After Mattie’s uncle sets her up with a suitor, who Mattie turns down in her desire to be financially independent, Edward asks her if he can help her in any way, because he has heard Arthur berating Mattie and condemning her to be a spinster for the rest of her life. After a momentary pause, and an explanation that she has always wanted to be alone, Mattie asks him for something unexpected–a union in her bed–with the hope that it will help her write her scene. Edward cannot deny her, even though he knows that he shouldn’t do it.

After their gentle time in bed, Mattie finishes writing the necessary scene, and sends off the remaining chapter. The next day, Edward proposes to her out of honor; however, Mattie turns him down because she knew that he wasn’t doing it out of love. A short while later, they have another tryst in bed, and Edward continues to read Cherie’s confessions, but imagining that it is Mattie the whole time.

As time goes on, and he is no closer to finding the writer of Cherie’s confessions, he gets the idea that he should go to her publisher in London. During his trip, he realizes that he has fallen in love with Mattie, and does genuinely want to marry her. During his visit to the publishing house, the publisher does not give him a name; however, the first chapter of the book has been completed, and he allows Edward a read. As Edward reads, the connection between the girl that he loves and the writer of Cherie is crystal clear, as Mattie used her union with Edward as the basis for the chapter.

When Edward returns to Creed Hall, Mattie knows that he has discovered her secret, and decides that she will tell the truth out in the open for the whole family, instead of having her uncle finding out from Edward in the secret of his office.
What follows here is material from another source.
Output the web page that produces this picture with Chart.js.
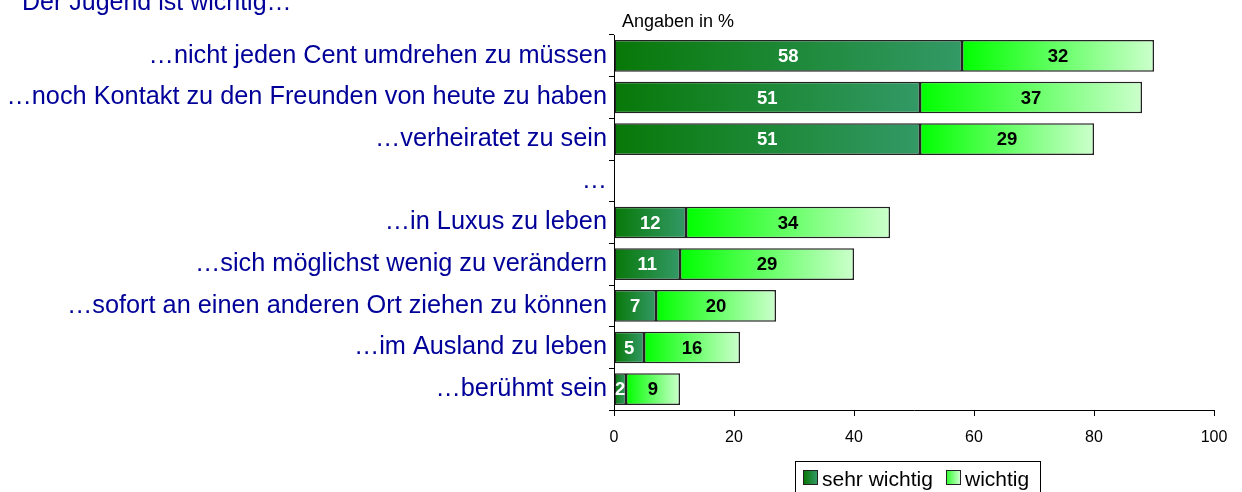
<!DOCTYPE html>
<html>
<head>
<meta charset="utf-8">
<script src="https://cdn.jsdelivr.net/npm/chart.js@4"></script>
<style>
  body { margin: 0; background: #fff; font-family: Arial, "Liberation Sans", sans-serif; }
  #wrap { position: relative; width: 1242px; height: 492px; overflow: hidden; }
  #title { position: absolute; left: 22px; top: -11px; font-size: 25px; line-height: 25px; color: #000099; white-space: nowrap; }
  #unit { position: absolute; left: 622px; top: 12px; font-size: 18px; line-height: 18px; color: #000; }
  #legend { position: absolute; left: 795px; top: 461px; width: 244px; height: 40px; border: 1px solid #000; font-size: 21px; color: #000; }
  .item { position: absolute; top: 5px; white-space: nowrap; }
  .sw { display: inline-block; width: 13px; height: 13px; border: 1px solid #222; margin-right: 4px; vertical-align: 1px; }
</style>
</head>
<body>
<div id="wrap">
  <canvas id="chart" width="1242" height="492"></canvas>
  <div id="title">Der Jugend ist wichtig…</div>
  <div id="unit">Angaben in %</div>
  <div id="legend">
    <span class="item" style="left:7px"><span class="sw" style="background:linear-gradient(90deg,#087808,#339966)"></span>sehr wichtig</span>
    <span class="item" style="left:150px"><span class="sw" style="background:linear-gradient(90deg,#33ff33,#ccffcc)"></span>wichtig</span>
  </div>
</div>
<script>
const categories = [
  "…nicht jeden Cent umdrehen zu müssen",
  "…noch Kontakt zu den Freunden von heute zu haben",
  "…verheiratet zu sein",
  "…",
  "…in Luxus zu leben",
  "…sich möglichst wenig zu verändern",
  "…sofort an einen anderen Ort ziehen zu können",
  "…im Ausland zu leben",
  "…berühmt sein"
];
const sehrWichtig = [58, 51, 51, null, 12, 11, 7, 5, 2];
const wichtig = [32, 37, 29, null, 34, 29, 20, 16, 9];
const xTicks = [0, 20, 40, 60, 80, 100];

const FONT = "Arial, 'Liberation Sans', sans-serif";

function barGradient(c, from, to) {
  const chart = c.chart;
  const x = chart.scales.x;
  if (!chart.chartArea || !x || c.type !== "data") return from;
  const i = c.dataIndex;
  const start = c.datasetIndex === 0 ? 0 : (sehrWichtig[i] || 0);
  const val = c.datasetIndex === 0 ? sehrWichtig[i] : wichtig[i];
  if (val == null) return from;
  const x0 = x.getPixelForValue(start);
  const x1 = x.getPixelForValue(start + val);
  const g = chart.ctx.createLinearGradient(x0, 0, x1, 0);
  g.addColorStop(0, from);
  g.addColorStop(1, to);
  return g;
}

const barLabels = {
  id: "barLabels",
  afterDatasetsDraw(chart) {
    const ctx = chart.ctx;
    ctx.save();
    ctx.font = "bold 18.5px " + FONT;
    ctx.textAlign = "center";
    ctx.textBaseline = "middle";
    chart.data.datasets.forEach((ds, di) => {
      const meta = chart.getDatasetMeta(di);
      meta.data.forEach((bar, i) => {
        const v = ds.data[i];
        if (v == null) return;
        ctx.fillStyle = di === 0 ? "#ffffff" : "#000000";
        ctx.fillText(String(v), (bar.x + bar.base) / 2, bar.y + 1);
      });
    });
    ctx.restore();
  }
};

new Chart(document.getElementById("chart"), {
  type: "bar",
  data: {
    labels: categories,
    datasets: [
      {
        label: "sehr wichtig",
        data: sehrWichtig,
        backgroundColor: c => barGradient(c, "#087808", "#339966"),
        borderColor: "#222222",
        borderWidth: 1.5,
        borderSkipped: false,
        barPercentage: 0.76,
        categoryPercentage: 1
      },
      {
        label: "wichtig",
        data: wichtig,
        backgroundColor: c => barGradient(c, "#00ff00", "#ccffcc"),
        borderColor: "#222222",
        borderWidth: 1.5,
        borderSkipped: false,
        barPercentage: 0.76,
        categoryPercentage: 1
      }
    ]
  },
  options: {
    indexAxis: "y",
    responsive: false,
    animation: false,
    layout: { padding: { top: 35, right: 28, left: 0, bottom: 0 } },
    plugins: {
      legend: { display: false },
      tooltip: { enabled: false }
    },
    scales: {
      x: {
        stacked: true,
        min: 0,
        max: 100,
        afterBuildTicks: s => { s.ticks = xTicks.map(v => ({ value: v })); },
        afterFit: s => { s.height = 82; },
        grid: { drawOnChartArea: false, tickLength: 6, color: "#000" },
        border: { color: "#000", width: 1 },
        ticks: { color: "#000", font: { size: 16, family: FONT }, padding: 12, maxRotation: 0 }
      },
      y: {
        stacked: true,
        afterFit: s => { s.width = 614; },
        grid: { drawOnChartArea: false, offset: true, tickLength: 5, color: "#000" },
        border: { color: "#000", width: 1 },
        ticks: { color: "#000099", font: { size: 25.3, family: FONT }, padding: 2, autoSkip: false }
      }
    }
  },
  plugins: [barLabels]
});
</script>
</body>
</html>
Arthur kicks Mattie out immediately; however, Edward intervenes on her behalf and she is able to stay the night. Mattie uses that time to write letters to Edward, Arthur, and her friend Cecy, explaining the truth. She leaves the letters for each in a place that they would be able to find it, as she leaves Creed Hall for good and disappears.

Edward reads his letter from Mattie, and the realization dawns on him that Mattie does love him, with his scars, missing fingers, and lame leg. He rides out in search of her, but cannot find her.

Three months later, Mattie, now under an assumed name, is told by one of the housekeepers that there is a guest in the salon. She hopes that it is her first boarder in the boarding house that she has purchased with the money that she made from Cherie’s confessions. To her surprise, it’s Edward, who received the address from Cecy. He’s anguished that it took so long to find her, and angrily asks her how she could leave after leaving such a letter for him, professing her love for him. He pulls out a copy of Cherie’s memoir and points out that Mattie changed the first chapter to differ vastly from their beginnings. Ultimately, Edward proposes to Mattie, and she accepts, looking forward to a brand new life with him.

My Verdict: This book was a free purchase from Amazon, and honestly, I really enjoyed it. The story sucked me in and held me captive. I could easily commiserate with Mattie, and felt sorry for her. I rooted for her and Edward, from the start and really hoped that the secret Mattie had, wouldn’t ruin their relationship because love trumps all.

The book was so well written that I could feel the emotions that all of the characters were going through, and I enjoyed their internal dialogues as well as the wittiness of some of the conversations. There was a point of the book that reminded me of Pride and Prejudice by Jane Austen (interestingly enough, they mention Sense and Sensibility in the book, as a forbidden novel in Creed Halls). Mattie’s and Edward’s relationship reminded me more of Elizabeth Bennet and Darcy’s tumultuous relationship in some ways, but clearly Mattie’s and Edward’s was more physical than proper.

I definitely would recommend this book if you enjoy romance stories on your trips.